Following a slight sell-off in the U.S. stock market, shares in Asia are giving mixed signals on Wednesday, Oct. 16. Hong Kong stocks climbed, while Tokyo and Sydney equities have dipped slightly. The Shangai Composite Index (NYSE: FXI) was up slightly at 0.07%, as of 10:30 p.m. EST.
The S&P 500 Index (NYSE: SPY) in the U.S. edged lower by 0.20% on Wednesday, while the Dow Jones Industrial Average (NYSE: DIA) dipped by 0.084%. The weakness in U.S. equities came around retail sales in the country unexpectedly declined in Sept., the first dip in seven months.
Why It Matters
The fall in retail sales intensifies fears that the slowdown in the U.S. manufacturing sector has started spreading into the broader economy. The United States Commerce Department said Wednesday that American households cut there spending on online purchases, building material and particularly automobiles in Sept.
This led to a 0.3% drop in the country’s retail sales, compared to the 0.3% increase that economists polled by Reuters predicted.
The decline in the American retail market, coupled with the lingering trade dispute between the U.S. and China, increases the likelihood of a further interest rate cut.
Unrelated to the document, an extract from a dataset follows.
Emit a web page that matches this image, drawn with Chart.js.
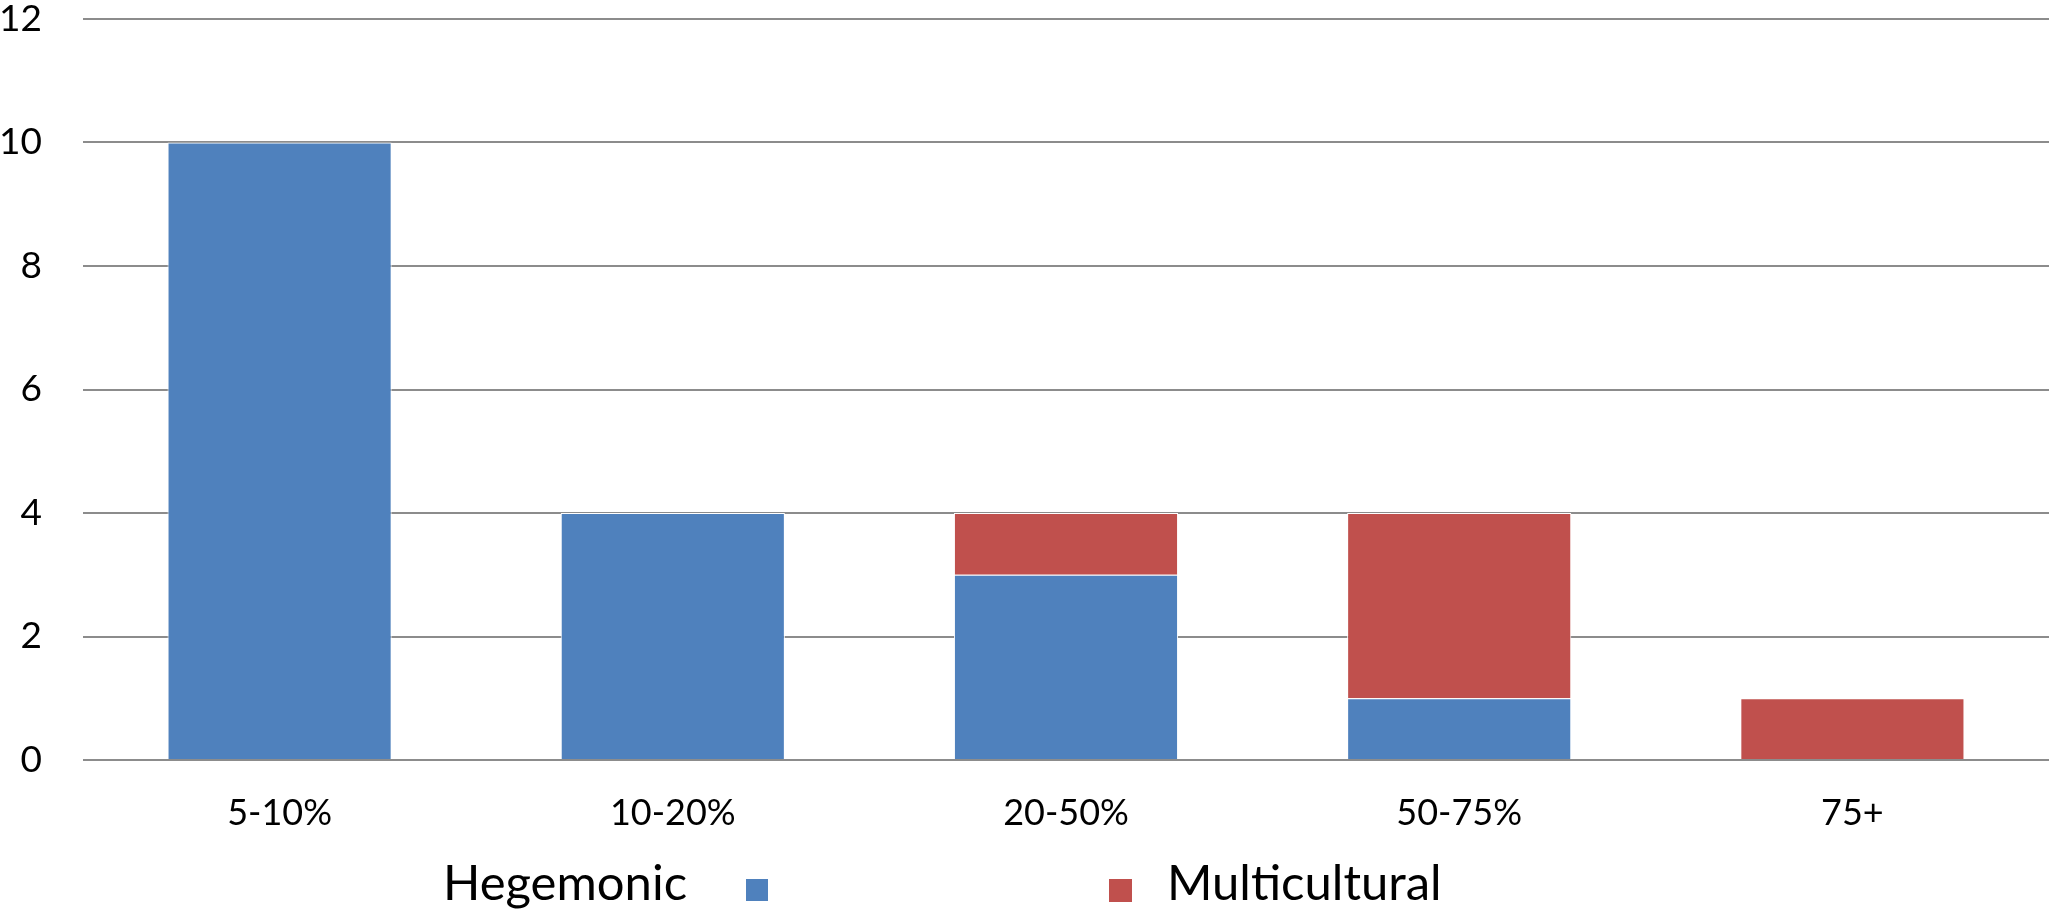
<!DOCTYPE html>
<html>
<head>
<meta charset="utf-8">
<script src="https://cdn.jsdelivr.net/npm/chart.js@4.4.1/dist/chart.umd.min.js"></script>
<style>
  html, body { margin: 0; padding: 0; background: #fff; }
  #wrap { width: 2049px; height: 911px; }
</style>
</head>
<body>
<div id="wrap"><canvas id="chart" width="2049" height="911"></canvas></div>
<script>
// Chart data
const categories = ['5-10%', '10-20%', '20-50%', '50-75%', '75+'];
const hegemonic = [10, 4, 3, 1, 0];
const multicultural = [0, 0, 1, 3, 1];
const yTicks = [0, 2, 4, 6, 8, 10, 12];

const blue = '#4F81BD';
const red = '#C0504D';
const gridGray = '#8C8C8C';

// Legend drawn under the axis: text/box order follows the original picture
const bottomLegend = {
  id: 'bottomLegend',
  afterDraw(chart) {
    const ctx = chart.ctx;
    const ds = chart.data.datasets;
    ctx.save();
    ctx.font = '49px Lato';
    ctx.fillStyle = '#000';
    ctx.textBaseline = 'alphabetic';
    ctx.textAlign = 'left';
    // first entry: label then box
    ctx.fillText(ds[0].label, 443, 900);
    ctx.fillStyle = ds[0].backgroundColor;
    ctx.fillRect(746, 879, 22, 22);
    // second entry: box then label
    ctx.fillStyle = ds[1].backgroundColor;
    ctx.fillRect(1109, 879, 23, 23);
    ctx.fillStyle = '#000';
    ctx.fillText(ds[1].label, 1167, 900);
    ctx.restore();
  }
};

const barStyle = {
  borderColor: '#fff',
  borderWidth: 1,
  borderSkipped: 'start',
  barPercentage: 0.57,
  categoryPercentage: 1
};

const ctx = document.getElementById('chart').getContext('2d');
new Chart(ctx, {
  type: 'bar',
  data: {
    labels: categories,
    datasets: [
      Object.assign({ label: 'Hegemonic', data: hegemonic, backgroundColor: blue }, barStyle),
      Object.assign({ label: 'Multicultural', data: multicultural, backgroundColor: red }, barStyle)
    ]
  },
  options: {
    responsive: false,
    animation: false,
    layout: { padding: 0 },
    plugins: {
      legend: { display: false },
      tooltip: { enabled: false }
    },
    scales: {
      x: {
        stacked: true,
        grid: { display: false },
        border: { display: false },
        ticks: {
          color: '#000',
          padding: 24,
          font: { family: 'Lato', size: 36 }
        },
        afterFit(scale) {
          // room below for tick labels + legend
          scale.height = 151;
          scale.paddingLeft = 0;
          scale.paddingRight = 0;
        }
      },
      y: {
        stacked: true,
        min: 0,
        max: 12,
        afterBuildTicks(scale) {
          scale.ticks = yTicks.map(v => ({ value: v }));
        },
        grid: { color: gridGray, lineWidth: 2, drawTicks: false, tickLength: 0 },
        border: { display: false },
        ticks: {
          color: '#000',
          padding: 41,
          crossAlign: 'near',
          font: { family: 'Lato', size: 37, lineHeight: 1 }
        },
        afterFit(scale) {
          scale.width = 83;
          scale.paddingTop = 19;
          scale.paddingBottom = 0;
        }
      }
    }
  },
  plugins: [bottomLegend]
});
</script>
</body>
</html>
The U.S. Federal Open Market Committee, the Federal Reserves’ monetary policy committee, is expected to meet later this month.
In Europe, the British pound strengthened the euro as positive signs emerge that the United Kingdom is getting closer to a Brexit deal.
The Australian dollar also strengthened after the unemployment rate in the country unexpectedly dropped.